Opening a US sponsored meeting of major economies, she cited the agreement as an example of partnerships it has forged with developing countries "to overcome the challenge of climate change and transform our world".
"With India, we have negotiated an agreement to open a path of cooperation on civil nuclear energy and technology," Rice said without referring to the storm it has run into in New Delhi with opposition from the Indian government's left supporters.
"Once finalised, this agreement will help one of the world's fastest growing energy consumers to meet its people's economic aspirations by launching a second Green Revolution," she said.
Similarly with Brazil, the US is working to tap the enormous potential of biofuels - both to meet its energy needs and to help developing nations in the Americas to meet theirs, Rice said.
"And in Asia, we helped to bring the two largest developing countries, China and India, together with other regional states to form the Asia-Pacific Partnership on Clean Development and Climate," she said.
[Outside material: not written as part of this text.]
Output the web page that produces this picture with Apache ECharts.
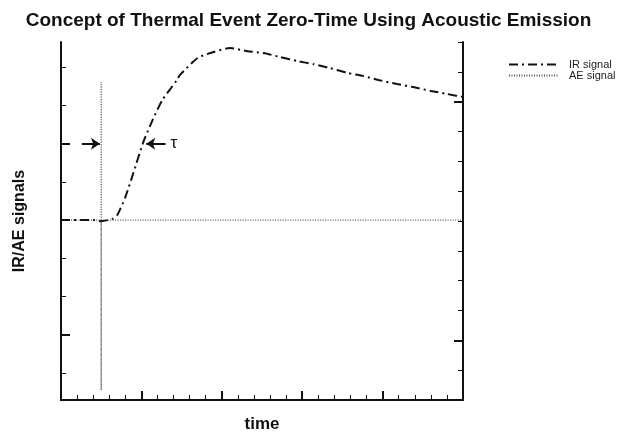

"Working with major global leaders of private industry, our governments are seeking to share new energy technologies that can fuel economic development and that is both sustainable and environmentally sound," she said.
Rice met India's External Affairs Minister Pranab Mukherjee in New York Wednesday, but neither side would say whether the nuclear deal figured in their discussions.
Mukherjee, officials said, was returning to the United Nations after lunch and no other bilateral meeting was planned in Washington. However, he may well have informal exchanges with other participants at the climate change meeting.
On the New York meeting, Indian side stuck to the usual formulation: "The two leaders reviewed bilateral relations across the gamut of items of cooperation. They also considered the international situation, and exchanged views on issues of concern."
There was no word from the US side but several officials have of late suggested that the nuclear deal should be completed "sooner or later but sooner the better", lest the Congressional clock for it runs out as the 2008 US presidential election campaign heats up.